■ **EXERCISE DETAILS**:
Skip the pictures and quote all of the lines exactly.
******************************
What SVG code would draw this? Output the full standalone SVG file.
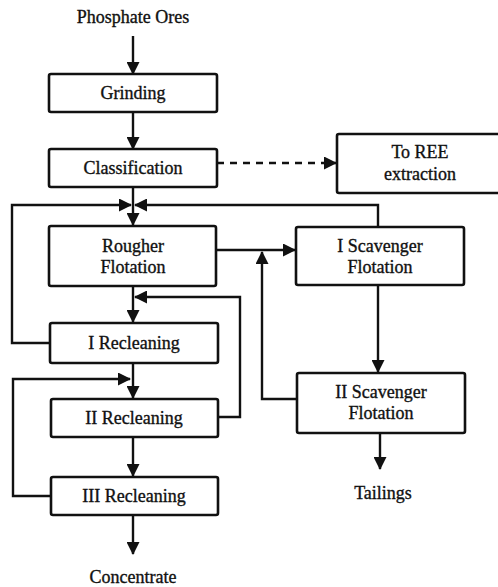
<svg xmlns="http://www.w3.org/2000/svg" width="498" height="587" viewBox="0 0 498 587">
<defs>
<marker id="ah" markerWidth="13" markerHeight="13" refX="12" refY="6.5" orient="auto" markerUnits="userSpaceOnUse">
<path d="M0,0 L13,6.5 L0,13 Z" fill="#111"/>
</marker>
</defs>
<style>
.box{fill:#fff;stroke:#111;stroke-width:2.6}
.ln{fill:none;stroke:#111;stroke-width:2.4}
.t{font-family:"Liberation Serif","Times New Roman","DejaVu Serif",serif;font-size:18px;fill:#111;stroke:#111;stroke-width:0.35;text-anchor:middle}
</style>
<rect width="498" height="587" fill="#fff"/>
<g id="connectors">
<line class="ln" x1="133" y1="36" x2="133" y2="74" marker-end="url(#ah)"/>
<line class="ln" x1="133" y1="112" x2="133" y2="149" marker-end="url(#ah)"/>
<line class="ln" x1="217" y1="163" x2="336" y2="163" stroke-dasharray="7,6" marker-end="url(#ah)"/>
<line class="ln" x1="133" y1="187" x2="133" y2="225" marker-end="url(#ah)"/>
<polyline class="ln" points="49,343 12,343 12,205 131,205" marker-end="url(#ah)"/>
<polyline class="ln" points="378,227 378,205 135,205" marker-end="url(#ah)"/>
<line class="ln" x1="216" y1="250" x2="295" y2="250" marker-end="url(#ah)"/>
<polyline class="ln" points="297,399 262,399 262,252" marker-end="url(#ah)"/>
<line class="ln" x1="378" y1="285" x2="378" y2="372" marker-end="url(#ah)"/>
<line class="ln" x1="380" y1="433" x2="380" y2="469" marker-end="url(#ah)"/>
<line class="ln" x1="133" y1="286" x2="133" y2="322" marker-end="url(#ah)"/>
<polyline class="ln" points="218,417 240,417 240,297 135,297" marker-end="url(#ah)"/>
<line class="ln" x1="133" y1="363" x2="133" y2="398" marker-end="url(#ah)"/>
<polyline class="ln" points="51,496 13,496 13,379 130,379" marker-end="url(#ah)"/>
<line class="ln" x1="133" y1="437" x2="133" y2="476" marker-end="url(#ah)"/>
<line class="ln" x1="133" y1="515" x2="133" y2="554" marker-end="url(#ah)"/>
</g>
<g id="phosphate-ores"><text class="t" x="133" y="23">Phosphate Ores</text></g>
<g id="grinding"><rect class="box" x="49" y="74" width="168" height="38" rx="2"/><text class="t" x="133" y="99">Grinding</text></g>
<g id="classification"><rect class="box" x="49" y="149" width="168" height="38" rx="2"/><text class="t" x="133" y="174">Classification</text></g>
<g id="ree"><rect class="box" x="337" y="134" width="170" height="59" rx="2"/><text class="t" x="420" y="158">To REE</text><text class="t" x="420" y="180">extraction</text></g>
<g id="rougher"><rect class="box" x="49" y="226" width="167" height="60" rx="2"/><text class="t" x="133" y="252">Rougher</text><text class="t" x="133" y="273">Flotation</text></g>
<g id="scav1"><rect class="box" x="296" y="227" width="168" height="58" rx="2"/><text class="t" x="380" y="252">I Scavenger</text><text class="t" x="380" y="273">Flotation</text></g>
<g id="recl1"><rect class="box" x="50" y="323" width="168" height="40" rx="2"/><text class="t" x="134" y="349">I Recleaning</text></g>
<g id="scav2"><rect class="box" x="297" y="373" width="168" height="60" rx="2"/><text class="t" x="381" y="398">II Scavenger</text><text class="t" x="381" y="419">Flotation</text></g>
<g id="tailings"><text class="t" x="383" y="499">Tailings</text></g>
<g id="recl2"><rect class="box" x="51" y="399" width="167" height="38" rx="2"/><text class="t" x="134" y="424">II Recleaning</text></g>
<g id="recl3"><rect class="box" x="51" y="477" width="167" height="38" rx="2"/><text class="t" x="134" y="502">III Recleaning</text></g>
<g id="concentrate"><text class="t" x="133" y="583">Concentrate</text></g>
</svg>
******************************
■ **SOLUTION TO THE PROBLEM**:
What SVG code would draw this? Output the full standalone SVG file.
<svg xmlns="http://www.w3.org/2000/svg" width="498" height="587" viewBox="0 0 498 587">
<defs>
<marker id="ah" markerWidth="13" markerHeight="13" refX="12" refY="6.5" orient="auto" markerUnits="userSpaceOnUse">
<path d="M0,0 L13,6.5 L0,13 Z" fill="#111"/>
</marker>
</defs>
<style>
.box{fill:#fff;stroke:#111;stroke-width:2.6}
.ln{fill:none;stroke:#111;stroke-width:2.4}
.t{font-family:"Liberation Serif","Times New Roman","DejaVu Serif",serif;font-size:18px;fill:#111;stroke:#111;stroke-width:0.35;text-anchor:middle}
</style>
<rect width="498" height="587" fill="#fff"/>
<g id="connectors">
<line class="ln" x1="133" y1="36" x2="133" y2="74" marker-end="url(#ah)"/>
<line class="ln" x1="133" y1="112" x2="133" y2="149" marker-end="url(#ah)"/>
<line class="ln" x1="217" y1="163" x2="336" y2="163" stroke-dasharray="7,6" marker-end="url(#ah)"/>
<line class="ln" x1="133" y1="187" x2="133" y2="225" marker-end="url(#ah)"/>
<polyline class="ln" points="49,343 12,343 12,205 131,205" marker-end="url(#ah)"/>
<polyline class="ln" points="378,227 378,205 135,205" marker-end="url(#ah)"/>
<line class="ln" x1="216" y1="250" x2="295" y2="250" marker-end="url(#ah)"/>
<polyline class="ln" points="297,399 262,399 262,252" marker-end="url(#ah)"/>
<line class="ln" x1="378" y1="285" x2="378" y2="372" marker-end="url(#ah)"/>
<line class="ln" x1="380" y1="433" x2="380" y2="469" marker-end="url(#ah)"/>
<line class="ln" x1="133" y1="286" x2="133" y2="322" marker-end="url(#ah)"/>
<polyline class="ln" points="218,417 240,417 240,297 135,297" marker-end="url(#ah)"/>
<line class="ln" x1="133" y1="363" x2="133" y2="398" marker-end="url(#ah)"/>
<polyline class="ln" points="51,496 13,496 13,379 130,379" marker-end="url(#ah)"/>
<line class="ln" x1="133" y1="437" x2="133" y2="476" marker-end="url(#ah)"/>
<line class="ln" x1="133" y1="515" x2="133" y2="554" marker-end="url(#ah)"/>
</g>
<g id="phosphate-ores"><text class="t" x="133" y="23">Phosphate Ores</text></g>
<g id="grinding"><rect class="box" x="49" y="74" width="168" height="38" rx="2"/><text class="t" x="133" y="99">Grinding</text></g>
<g id="classification"><rect class="box" x="49" y="149" width="168" height="38" rx="2"/><text class="t" x="133" y="174">Classification</text></g>
<g id="ree"><rect class="box" x="337" y="134" width="170" height="59" rx="2"/><text class="t" x="420" y="158">To REE</text><text class="t" x="420" y="180">extraction</text></g>
<g id="rougher"><rect class="box" x="49" y="226" width="167" height="60" rx="2"/><text class="t" x="133" y="252">Rougher</text><text class="t" x="133" y="273">Flotation</text></g>
<g id="scav1"><rect class="box" x="296" y="227" width="168" height="58" rx="2"/><text class="t" x="380" y="252">I Scavenger</text><text class="t" x="380" y="273">Flotation</text></g>
<g id="recl1"><rect class="box" x="50" y="323" width="168" height="40" rx="2"/><text class="t" x="134" y="349">I Recleaning</text></g>
<g id="scav2"><rect class="box" x="297" y="373" width="168" height="60" rx="2"/><text class="t" x="381" y="398">II Scavenger</text><text class="t" x="381" y="419">Flotation</text></g>
<g id="tailings"><text class="t" x="383" y="499">Tailings</text></g>
<g id="recl2"><rect class="box" x="51" y="399" width="167" height="38" rx="2"/><text class="t" x="134" y="424">II Recleaning</text></g>
<g id="recl3"><rect class="box" x="51" y="477" width="167" height="38" rx="2"/><text class="t" x="134" y="502">III Recleaning</text></g>
<g id="concentrate"><text class="t" x="133" y="583">Concentrate</text></g>
</svg>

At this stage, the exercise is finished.